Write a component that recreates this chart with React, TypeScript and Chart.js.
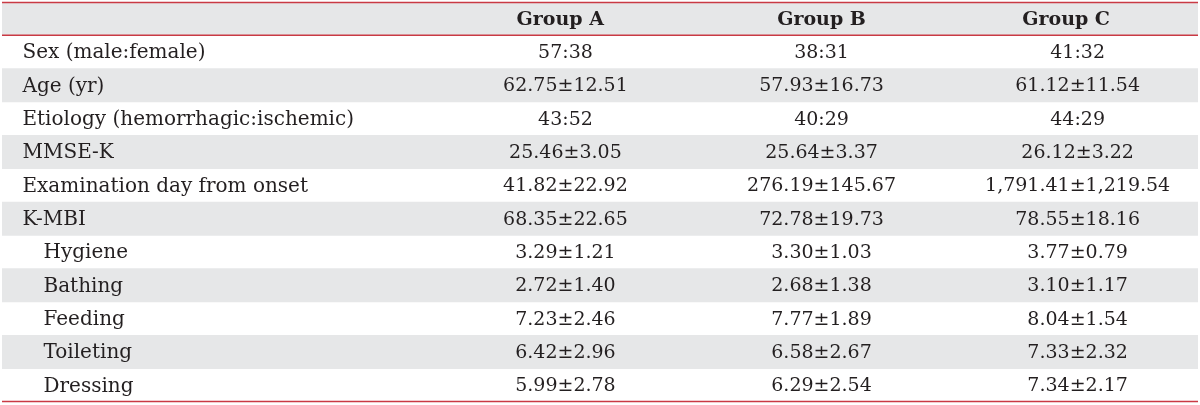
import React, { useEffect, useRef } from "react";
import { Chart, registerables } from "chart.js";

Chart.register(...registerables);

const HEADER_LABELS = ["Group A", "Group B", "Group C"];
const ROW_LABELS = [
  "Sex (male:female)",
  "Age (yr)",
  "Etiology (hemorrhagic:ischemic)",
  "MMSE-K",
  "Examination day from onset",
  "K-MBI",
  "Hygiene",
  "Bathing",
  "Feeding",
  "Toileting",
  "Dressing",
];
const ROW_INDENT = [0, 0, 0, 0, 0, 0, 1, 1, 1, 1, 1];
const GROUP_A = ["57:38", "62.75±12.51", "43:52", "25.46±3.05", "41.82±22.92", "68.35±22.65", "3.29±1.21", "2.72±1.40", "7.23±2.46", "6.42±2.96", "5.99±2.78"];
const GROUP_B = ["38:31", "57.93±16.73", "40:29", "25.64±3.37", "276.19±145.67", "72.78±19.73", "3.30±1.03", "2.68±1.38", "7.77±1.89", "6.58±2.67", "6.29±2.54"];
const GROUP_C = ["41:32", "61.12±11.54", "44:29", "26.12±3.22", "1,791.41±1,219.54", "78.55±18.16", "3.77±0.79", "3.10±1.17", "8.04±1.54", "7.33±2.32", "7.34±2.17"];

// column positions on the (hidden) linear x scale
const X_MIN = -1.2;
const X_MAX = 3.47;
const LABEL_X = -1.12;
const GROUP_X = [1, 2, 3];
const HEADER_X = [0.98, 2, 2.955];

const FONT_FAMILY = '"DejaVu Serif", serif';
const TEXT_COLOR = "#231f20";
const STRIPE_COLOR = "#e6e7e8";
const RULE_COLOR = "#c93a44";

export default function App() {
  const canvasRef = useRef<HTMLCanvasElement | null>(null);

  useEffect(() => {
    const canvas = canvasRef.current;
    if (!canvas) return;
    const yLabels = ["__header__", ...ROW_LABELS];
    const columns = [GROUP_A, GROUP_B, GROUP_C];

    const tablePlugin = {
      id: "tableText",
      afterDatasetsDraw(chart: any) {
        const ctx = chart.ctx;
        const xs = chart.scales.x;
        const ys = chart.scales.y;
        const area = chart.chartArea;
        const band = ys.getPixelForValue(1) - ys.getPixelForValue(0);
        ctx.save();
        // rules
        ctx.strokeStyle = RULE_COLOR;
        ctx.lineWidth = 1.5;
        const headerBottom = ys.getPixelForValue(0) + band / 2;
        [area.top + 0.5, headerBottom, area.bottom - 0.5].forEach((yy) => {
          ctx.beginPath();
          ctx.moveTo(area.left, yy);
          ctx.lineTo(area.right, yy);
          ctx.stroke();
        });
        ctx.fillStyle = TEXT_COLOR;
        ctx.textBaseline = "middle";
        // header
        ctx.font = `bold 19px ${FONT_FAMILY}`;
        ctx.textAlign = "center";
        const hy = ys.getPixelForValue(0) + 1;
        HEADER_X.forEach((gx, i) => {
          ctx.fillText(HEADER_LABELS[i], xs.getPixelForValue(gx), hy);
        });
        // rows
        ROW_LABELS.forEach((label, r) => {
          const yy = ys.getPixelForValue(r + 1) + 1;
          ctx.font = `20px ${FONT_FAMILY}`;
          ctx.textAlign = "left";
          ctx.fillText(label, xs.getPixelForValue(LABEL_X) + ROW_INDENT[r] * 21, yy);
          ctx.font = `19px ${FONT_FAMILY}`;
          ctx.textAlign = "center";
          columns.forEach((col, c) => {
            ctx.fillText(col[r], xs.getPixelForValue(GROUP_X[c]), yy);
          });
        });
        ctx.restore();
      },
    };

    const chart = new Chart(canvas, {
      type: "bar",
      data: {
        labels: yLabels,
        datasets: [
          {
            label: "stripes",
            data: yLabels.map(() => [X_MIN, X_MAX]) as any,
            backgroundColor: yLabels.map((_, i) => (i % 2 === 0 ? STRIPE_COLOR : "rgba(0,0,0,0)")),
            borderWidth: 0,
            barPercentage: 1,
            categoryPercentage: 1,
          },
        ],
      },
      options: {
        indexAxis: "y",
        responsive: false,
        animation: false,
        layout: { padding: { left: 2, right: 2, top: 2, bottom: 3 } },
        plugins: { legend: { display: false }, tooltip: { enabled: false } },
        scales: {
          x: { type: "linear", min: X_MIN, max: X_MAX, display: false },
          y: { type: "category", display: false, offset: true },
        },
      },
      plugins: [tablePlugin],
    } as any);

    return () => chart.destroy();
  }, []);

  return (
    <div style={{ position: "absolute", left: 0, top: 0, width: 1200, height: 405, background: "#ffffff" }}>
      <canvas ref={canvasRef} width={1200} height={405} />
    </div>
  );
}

_To do_
Copy out all the data exactly; skip the pictures.

_Answer for the task_
Write a component that recreates this chart with React, TypeScript and Chart.js.
import React, { useEffect, useRef } from "react";
import { Chart, registerables } from "chart.js";

Chart.register(...registerables);

const HEADER_LABELS = ["Group A", "Group B", "Group C"];
const ROW_LABELS = [
  "Sex (male:female)",
  "Age (yr)",
  "Etiology (hemorrhagic:ischemic)",
  "MMSE-K",
  "Examination day from onset",
  "K-MBI",
  "Hygiene",
  "Bathing",
  "Feeding",
  "Toileting",
  "Dressing",
];
const ROW_INDENT = [0, 0, 0, 0, 0, 0, 1, 1, 1, 1, 1];
const GROUP_A = ["57:38", "62.75±12.51", "43:52", "25.46±3.05", "41.82±22.92", "68.35±22.65", "3.29±1.21", "2.72±1.40", "7.23±2.46", "6.42±2.96", "5.99±2.78"];
const GROUP_B = ["38:31", "57.93±16.73", "40:29", "25.64±3.37", "276.19±145.67", "72.78±19.73", "3.30±1.03", "2.68±1.38", "7.77±1.89", "6.58±2.67", "6.29±2.54"];
const GROUP_C = ["41:32", "61.12±11.54", "44:29", "26.12±3.22", "1,791.41±1,219.54", "78.55±18.16", "3.77±0.79", "3.10±1.17", "8.04±1.54", "7.33±2.32", "7.34±2.17"];

// column positions on the (hidden) linear x scale
const X_MIN = -1.2;
const X_MAX = 3.47;
const LABEL_X = -1.12;
const GROUP_X = [1, 2, 3];
const HEADER_X = [0.98, 2, 2.955];

const FONT_FAMILY = '"DejaVu Serif", serif';
const TEXT_COLOR = "#231f20";
const STRIPE_COLOR = "#e6e7e8";
const RULE_COLOR = "#c93a44";

export default function App() {
  const canvasRef = useRef<HTMLCanvasElement | null>(null);

  useEffect(() => {
    const canvas = canvasRef.current;
    if (!canvas) return;
    const yLabels = ["__header__", ...ROW_LABELS];
    const columns = [GROUP_A, GROUP_B, GROUP_C];

    const tablePlugin = {
      id: "tableText",
      afterDatasetsDraw(chart: any) {
        const ctx = chart.ctx;
        const xs = chart.scales.x;
        const ys = chart.scales.y;
        const area = chart.chartArea;
        const band = ys.getPixelForValue(1) - ys.getPixelForValue(0);
        ctx.save();
        // rules
        ctx.strokeStyle = RULE_COLOR;
        ctx.lineWidth = 1.5;
        const headerBottom = ys.getPixelForValue(0) + band / 2;
        [area.top + 0.5, headerBottom, area.bottom - 0.5].forEach((yy) => {
          ctx.beginPath();
          ctx.moveTo(area.left, yy);
          ctx.lineTo(area.right, yy);
          ctx.stroke();
        });
        ctx.fillStyle = TEXT_COLOR;
        ctx.textBaseline = "middle";
        // header
        ctx.font = `bold 19px ${FONT_FAMILY}`;
        ctx.textAlign = "center";
        const hy = ys.getPixelForValue(0) + 1;
        HEADER_X.forEach((gx, i) => {
          ctx.fillText(HEADER_LABELS[i], xs.getPixelForValue(gx), hy);
        });
        // rows
        ROW_LABELS.forEach((label, r) => {
          const yy = ys.getPixelForValue(r + 1) + 1;
          ctx.font = `20px ${FONT_FAMILY}`;
          ctx.textAlign = "left";
          ctx.fillText(label, xs.getPixelForValue(LABEL_X) + ROW_INDENT[r] * 21, yy);
          ctx.font = `19px ${FONT_FAMILY}`;
          ctx.textAlign = "center";
          columns.forEach((col, c) => {
            ctx.fillText(col[r], xs.getPixelForValue(GROUP_X[c]), yy);
          });
        });
        ctx.restore();
      },
    };

    const chart = new Chart(canvas, {
      type: "bar",
      data: {
        labels: yLabels,
        datasets: [
          {
            label: "stripes",
            data: yLabels.map(() => [X_MIN, X_MAX]) as any,
            backgroundColor: yLabels.map((_, i) => (i % 2 === 0 ? STRIPE_COLOR : "rgba(0,0,0,0)")),
            borderWidth: 0,
            barPercentage: 1,
            categoryPercentage: 1,
          },
        ],
      },
      options: {
        indexAxis: "y",
        responsive: false,
        animation: false,
        layout: { padding: { left: 2, right: 2, top: 2, bottom: 3 } },
        plugins: { legend: { display: false }, tooltip: { enabled: false } },
        scales: {
          x: { type: "linear", min: X_MIN, max: X_MAX, display: false },
          y: { type: "category", display: false, offset: true },
        },
      },
      plugins: [tablePlugin],
    } as any);

    return () => chart.destroy();
  }, []);

  return (
    <div style={{ position: "absolute", left: 0, top: 0, width: 1200, height: 405, background: "#ffffff" }}>
      <canvas ref={canvasRef} width={1200} height={405} />
    </div>
  );
}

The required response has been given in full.